Federated Learning

3 minute read

Federated Learning

Federated learning (FL) is an approach to train machine learning models that do not require sharing datasets with a central entity. In federated learning, a model is trained collaboratively among multiple parties, which keep their training dataset to themselves out participate in a shared federated learning process. FL stands in contrast to established distributed training systems, where all data is transmitted to a central data center and is subsequently distributed among cluster nodes to train in parallel. This clustered, non-federated approach benifits from understanding the characteristics of the entire training data set and the computational capabilities of the nodes in the cluster, as well as its ability to partition the dataset into convenient chunks among nodes in a cluster. There assumptions do no hold in a federated setting.

Challenges of FL

  • data heterogeneity
  • robustness of the federation process
  • selection of unbiased fusion operators
  • securit and privacy inference prevention
  • operational and effective deployment in enterprise and multi-cloud settings

Concepts and Terminology

FL trains a model $\mathcal{M}$ over data $\mathcal{D}$. $\mathcal{M}$ can be a neural network or any non-neural model. In contrast to centrlized machine learning, $\mathcal{D}$ is split over $n$ parties, where each party $P_{i}$ has its own private training dataset $D_{i}$. An FL process involves an aggregator $A$ and those $n$parties $P_1$, $P_2$, $\ldots$, $P_n$ in a way that no party has lnowleadge of any other dataset than its own. $A$ has no knowledge of any dataset.

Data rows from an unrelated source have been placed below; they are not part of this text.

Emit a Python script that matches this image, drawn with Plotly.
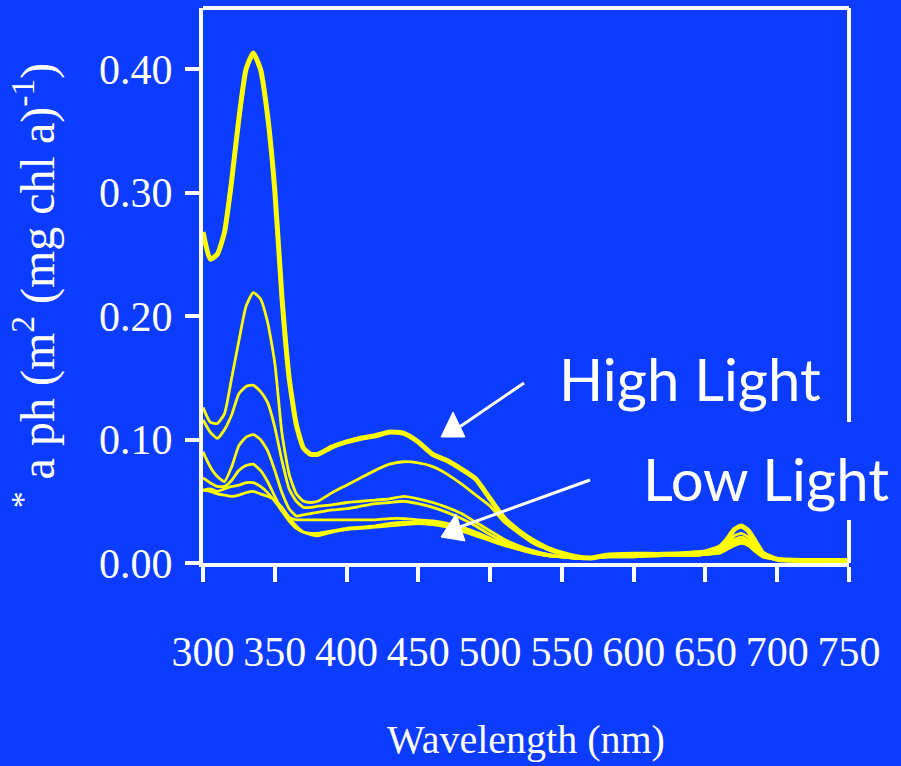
import plotly.graph_objects as go

# ---------------- data ----------------
wavelength = [300, 305, 310, 315, 320, 325, 330, 335, 340, 345, 350, 355, 360, 365, 370, 375, 380,
              390, 400, 410, 420, 430, 440, 450, 460, 470, 480, 490, 500, 510, 520, 530, 540, 550,
              560, 570, 580, 600, 620, 640, 650, 660, 665, 670, 675, 680, 685, 690, 700, 720, 750]

high_light_1 = [0.268, 0.246, 0.250, 0.268, 0.310, 0.360, 0.400, 0.413, 0.400, 0.362, 0.302, 0.215, 0.150,
                0.112, 0.093, 0.088, 0.088, 0.094, 0.098, 0.101, 0.103, 0.106, 0.105, 0.098, 0.088, 0.083,
                0.076, 0.068, 0.052, 0.036, 0.026, 0.018, 0.012, 0.008, 0.005, 0.004, 0.006, 0.007, 0.007,
                0.008, 0.009, 0.013, 0.019, 0.027, 0.030, 0.026, 0.017, 0.008, 0.003, 0.002, 0.002]

series_2 = [0.126, 0.114, 0.113, 0.121, 0.150, 0.180, 0.208, 0.219, 0.214, 0.195, 0.162, 0.105, 0.072,
            0.056, 0.050, 0.049, 0.050, 0.057, 0.063, 0.069, 0.075, 0.080, 0.082, 0.081, 0.078, 0.072,
            0.064, 0.055, 0.046, 0.033, 0.024, 0.016, 0.011, 0.007, 0.005, 0.004, 0.005, 0.006, 0.007,
            0.007, 0.008, 0.011, 0.016, 0.022, 0.024, 0.021, 0.014, 0.007, 0.003, 0.002, 0.002]

series_3 = [0.116, 0.106, 0.101, 0.108, 0.120, 0.137, 0.143, 0.144, 0.139, 0.130, 0.110, 0.083, 0.060,
            0.050, 0.045, 0.045, 0.046, 0.047, 0.049, 0.050, 0.051, 0.052, 0.054, 0.052, 0.049, 0.045,
            0.040, 0.033, 0.026, 0.019, 0.014, 0.010, 0.007, 0.005, 0.004, 0.004, 0.005, 0.006, 0.006,
            0.007, 0.008, 0.010, 0.014, 0.019, 0.021, 0.018, 0.012, 0.006, 0.003, 0.002, 0.002]

series_4 = [0.090, 0.078, 0.070, 0.066, 0.078, 0.095, 0.102, 0.104, 0.100, 0.091, 0.075, 0.057, 0.044,
            0.038, 0.039, 0.040, 0.041, 0.043, 0.044, 0.046, 0.048, 0.049, 0.050, 0.048, 0.045, 0.041,
            0.036, 0.030, 0.023, 0.017, 0.012, 0.009, 0.006, 0.005, 0.004, 0.004, 0.005, 0.006, 0.006,
            0.007, 0.007, 0.009, 0.013, 0.017, 0.019, 0.017, 0.011, 0.006, 0.003, 0.002, 0.002]

series_5 = [0.069, 0.065, 0.062, 0.062, 0.067, 0.075, 0.079, 0.080, 0.075, 0.066, 0.054, 0.043, 0.037,
            0.035, 0.035, 0.035, 0.035, 0.035, 0.035, 0.035, 0.035, 0.036, 0.036, 0.035, 0.034, 0.032,
            0.029, 0.025, 0.020, 0.015, 0.011, 0.008, 0.006, 0.005, 0.004, 0.004, 0.005, 0.006, 0.006,
            0.006, 0.007, 0.009, 0.012, 0.016, 0.018, 0.016, 0.011, 0.006, 0.003, 0.002, 0.002]

series_6 = [0.059, 0.060, 0.058, 0.060, 0.062, 0.063, 0.065, 0.065, 0.062, 0.057, 0.050, 0.042, 0.034,
            0.028, 0.025, 0.024, 0.024, 0.026, 0.028, 0.029, 0.030, 0.032, 0.033, 0.033, 0.032, 0.030,
            0.027, 0.023, 0.019, 0.015, 0.012, 0.009, 0.007, 0.005, 0.004, 0.004, 0.005, 0.005, 0.006,
            0.006, 0.007, 0.009, 0.012, 0.016, 0.018, 0.016, 0.010, 0.005, 0.003, 0.002, 0.002]

series_7 = [0.059, 0.058, 0.056, 0.055, 0.054, 0.055, 0.057, 0.058, 0.056, 0.054, 0.051, 0.045, 0.037,
            0.030, 0.025, 0.023, 0.022, 0.025, 0.027, 0.028, 0.029, 0.030, 0.031, 0.032, 0.031, 0.029,
            0.026, 0.022, 0.018, 0.014, 0.011, 0.008, 0.006, 0.005, 0.004, 0.004, 0.005, 0.005, 0.006,
            0.006, 0.007, 0.008, 0.011, 0.014, 0.016, 0.014, 0.009, 0.005, 0.003, 0.002, 0.002]

x_ticks = [300, 350, 400, 450, 500, 550, 600, 650, 700, 750]
y_ticks = [0.0, 0.1, 0.2, 0.3, 0.4]
y_tick_text = ["0.00", "0.10", "0.20", "0.30", "0.40"]

# ---------------- styling ----------------
BG = "#0b3cff"
YEL = "#ffff00"
WHITE = "#ffffff"
SERIF = "Liberation Serif, Times New Roman, serif"
SANS = "Lato, Open Sans, sans-serif"

fig = go.Figure()
thin = [series_2, series_3, series_4, series_5, series_6, series_7]
for s in thin:
    fig.add_trace(go.Scatter(x=wavelength, y=s, mode="lines",
                             line=dict(color=YEL, width=2.8, shape="spline", smoothing=0.5),
                             hoverinfo="skip"))
fig.add_trace(go.Scatter(x=wavelength, y=high_light_1, mode="lines",
                         line=dict(color=YEL, width=5, shape="spline", smoothing=0.5),
                         hoverinfo="skip"))

W, H = 901, 766
ML, MR, MT, MB = 203, 52, 8, 203
PW = W - ML - MR
PH = H - MT - MB


def px(x):
    return (x - ML) / PW


def py(y):
    return (H - MB - y) / PH


shapes = []
# top frame line
shapes.append(dict(type="line", xref="paper", yref="paper", x0=0, x1=1, y0=1, y1=1,
                   line=dict(color=WHITE, width=4)))
# right frame line (interrupted by labels)
shapes.append(dict(type="line", xref="paper", yref="paper", x0=1, x1=1, y0=1, y1=py(422),
                   line=dict(color=WHITE, width=4)))
shapes.append(dict(type="line", xref="paper", yref="paper", x0=1, x1=1, y0=py(520), y1=0,
                   line=dict(color=WHITE, width=4)))
# High Light arrow
shapes.append(dict(type="line", xref="paper", yref="paper", x0=px(524), y0=py(383),
                   x1=px(458), y1=py(428), line=dict(color=WHITE, width=3)))
shapes.append(dict(type="path", xref="paper", yref="paper",
                   path=f"M {px(441)} {py(437)} L {px(465)} {py(437)} L {px(453)} {py(412)} Z",
                   fillcolor=WHITE, line=dict(color=WHITE, width=1)))
# Low Light arrow
shapes.append(dict(type="line", xref="paper", yref="paper", x0=px(590), y0=py(480),
                   x1=px(460), y1=py(527), line=dict(color=WHITE, width=3)))
shapes.append(dict(type="path", xref="paper", yref="paper",
                   path=f"M {px(441)} {py(537)} L {px(465)} {py(541)} L {px(456)} {py(514)} Z",
                   fillcolor=WHITE, line=dict(color=WHITE, width=1)))

annotations = [
    dict(text="High Light", xref="paper", yref="paper", x=px(690), y=py(378),
         xanchor="center", yanchor="middle", showarrow=False,
         font=dict(family=SANS, size=58, color=WHITE)),
    dict(text="Low Light", xref="paper", yref="paper", x=px(766), y=py(478),
         xanchor="center", yanchor="middle", showarrow=False,
         font=dict(family=SANS, size=58, color=WHITE)),
]

y_top = 0.1 * (PH) / 123.5

fig.update_layout(
    width=W, height=H,
    margin=dict(l=ML, r=MR, t=MT, b=MB, pad=0),
    paper_bgcolor=BG, plot_bgcolor=BG,
    showlegend=False,
    shapes=shapes,
    annotations=annotations,
    xaxis=dict(range=[300, 750], tickvals=x_ticks, ticktext=[str(v) for v in x_ticks],
               showgrid=False, zeroline=False, showline=True, linecolor=WHITE, linewidth=4,
               ticks="outside", ticklen=15, tickwidth=4, tickcolor=WHITE,
               ticklabelstandoff=34,
               tickfont=dict(family=SERIF, size=42, color=WHITE),
               title=dict(text="Wavelength (nm)", standoff=52,
                          font=dict(family=SERIF, size=40, color=WHITE)),
               fixedrange=True),
    yaxis=dict(range=[0, y_top], tickvals=y_ticks, ticktext=y_tick_text,
               showgrid=False, zeroline=False, showline=True, linecolor=WHITE, linewidth=4,
               ticks="outside", ticklen=14, tickwidth=4, tickcolor=WHITE,
               ticklabelstandoff=4,
               tickfont=dict(family=SERIF, size=42, color=WHITE),
               title=dict(text="<sup>*</sup> a ph (m<sup>2</sup> (mg chl a)<sup>-1</sup>)",
                          standoff=30,
                          font=dict(family=SERIF, size=48, color=WHITE)),
               fixedrange=True),
)

fig.write_html("out.html", config={"displayModeBar": False})
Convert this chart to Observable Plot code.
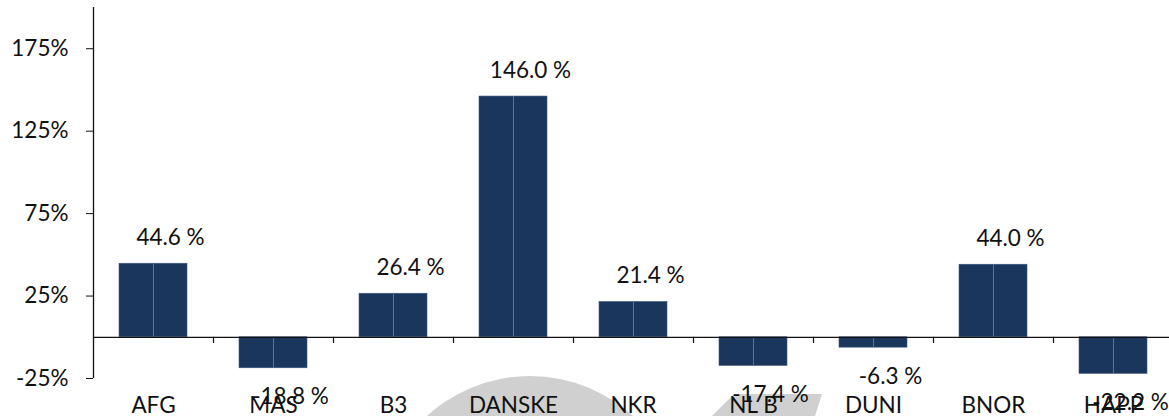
<!DOCTYPE html>
<html>
<head>
<meta charset="utf-8">
<script src="https://cdn.jsdelivr.net/npm/d3@7"></script>
<script src="https://cdn.jsdelivr.net/npm/@observablehq/plot@0.6"></script>
<style>
  html, body { margin: 0; padding: 0; background: white; }
  #wrap { position: relative; width: 1169px; height: 416px; overflow: hidden; }
  #wm { position: absolute; left: 0; top: 0; z-index: 0; }
  #chart { position: absolute; left: 0; top: 0; z-index: 1; }
</style>
</head>
<body>
<div id="wrap">
  <svg id="wm" width="1169" height="416">
    <circle cx="530" cy="529" r="153" fill="#d0d0d0"></circle>
    <polygon points="712,416 734,394 822,394 815,416" fill="#d0d0d0"></polygon>
  </svg>
  <div id="chart"></div>
</div>
<script>
const categories = ["AFG", "MAS", "B3", "DANSKE", "NKR", "NL B", "DUNI", "BNOR", "HAPP"];
const values = [44.6, -18.8, 26.4, 146.0, 21.4, -17.4, -6.3, 44.0, -22.2];
const yTicks = [-25, 25, 75, 125, 175];

const data = categories.map((c, i) => ({name: c, value: values[i]}));
const font = "Lato, 'Open Sans', sans-serif";
const bandHalf = 60;

const chart = Plot.plot({
  width: 1169,
  height: 416,
  marginTop: 7,
  marginBottom: 38,
  marginLeft: 93,
  marginRight: 0,
  style: {fontFamily: font, fontSize: "22.5px", color: "#111", background: "transparent", overflow: "visible"},
  x: {domain: categories, range: [93, 1173], paddingInner: 0.43, paddingOuter: 0.215, axis: null},
  y: {domain: [-25, 200], range: [378, 7], axis: null},
  marks: [
    Plot.axisY({ticks: yTicks, tickFormat: d => d + "%", tickSize: 7, tickPadding: 18, fontSize: 22.5, stroke: "#111", fill: "#111", anchor: "left", label: null}),
    Plot.ruleX([categories[0]], {x: d => d, y1: -25, y2: 200, dx: -bandHalf, stroke: "#111", strokeWidth: 1.3}),
    Plot.barY(data, {x: "name", y: "value", fill: "#1b365d", stroke: "#3f5a80", strokeWidth: 0.6}),
    Plot.ruleX(data, {x: "name", y1: 0, y2: "value", stroke: "#5a7396", strokeWidth: 1}),
    Plot.ruleY([0], {stroke: "#111", strokeWidth: 1.3}),
    Plot.ruleX(categories.slice(0, 8), {x: d => d, y1: 0, y2: -3.8, dx: bandHalf, stroke: "#111", strokeWidth: 1.2}),
    Plot.text(data, {x: "name", y: "value", text: d => d.value.toFixed(1) + " %", dx: 17, dy: -26, fill: "#111", fontSize: 22.5,
      filter: d => d.value >= 0, lineAnchor: "middle"}),
    Plot.text(data, {x: "name", y: "value", text: d => d.value.toFixed(1) + " %", dx: 17, dy: 29, fill: "#111", fontSize: 22.5,
      filter: d => d.value < 0, lineAnchor: "middle"}),
    Plot.text(data, {x: "name", y: -25, text: "name", dy: 27, fill: "#111", fontSize: 22.5, lineAnchor: "middle"})
  ]
});
document.getElementById("chart").appendChild(chart);
</script>
</body>
</html>
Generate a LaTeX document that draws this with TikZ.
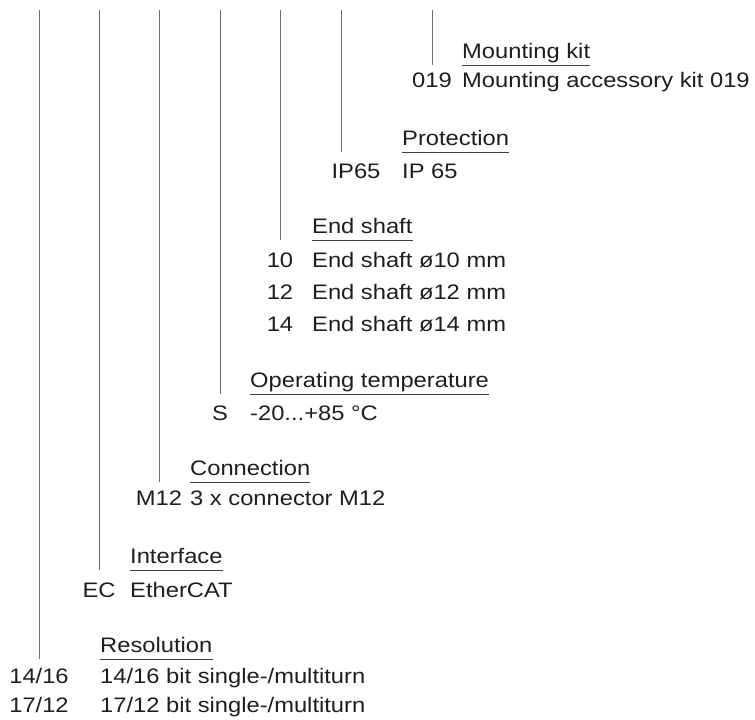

The FL process is shown in Figure 1. To train a global machine learning model $\mathcal{M_G}$ the aggregator and the parties participate in a federated learning algorithm that is excuted bt the aggregator and the partied by sending messages. The overall process runs as follows:

  1. To train $\mathcal{M_G}$, the aggregator uses a function $\mathcal{Q}$ that takes as input the current model or state of the training $\mathcal{M_t}$ at round $t$, and generates a next query $q_{t+1}$.
  2. One such query, $q_t$ requests information about a local model or aggregated information about each party’s dataset. Example quries include requests for gradients or model weights of a neural network, or counts for decision trees.
  3. The local training process applies a function $\mathcal{L}$ that takes query $q_t$ and the local dataset $D_i$ and outputs a model update $r_{i,t}$. Usually the query, $q_t$, contains information that the party can use to initialize the local training process, for example, model weights to start with local training, or candidate feature values and/or class labels to compute counts for.
  4. $r_{i,t}$ is sent back from party $P_i$ to the aggregator $A$, which collects all the $r_{i,t}$ from parties $P_i$.
  5. When parties model updates $r_{1,t}$, $r_{2,t}$, $\ldots$, $r_{n,t}$, where $r_{i,t}$ refers to the model update of party $i$ at round $t$, are recieved by the aggregator forming set $R_t = {r_{i,t}}$, they are aggregated by applying fusion function $\mathcal{F}$ that takes as input $R_t$ and returns $\mathcal{M}_t$.

IBM Federated Learning

Here, we take the IBM federated learning as the framework to run on MNIST dataset.

Install Package

  1. Setup an environment locally
    conda create -n IBM_FL python=3.6 tensorflow==1.15
    
    conda activate IBM_FL
    
    pip install <IBM_federated_learning_whl_file>
    

Fusion Methods

Method Short description
Iterative Average Simplest aggregation that is used as a baseline where all parties’ model updates are equally weighted.
Weighted average fusion Weights the average of updates based on the number of each party sample. Use with training data sets of widely differing sizes.
Coordinate-Median Aggregation Fusion Avoids the case that some computing units may behave abnormally, or even exhibit Byzantine failures—arbitrary and potentially adversarial behavior.
Federated Averaging Fusion Leaves the training data distributed on the mobile devices, and learns a shared model by aggregating locally-computed updates.
Krum Fusion An aggregation rule that satisfies a resilience property of the aggregation rule capturing the basic requirements to guarantee convergence despite f Byzantine workers.
PFNM Aggregation Fusion  
SPAHM Aggregation Fusion  
Zeno Fusion tolerant to an arbitrary number of faulty workers.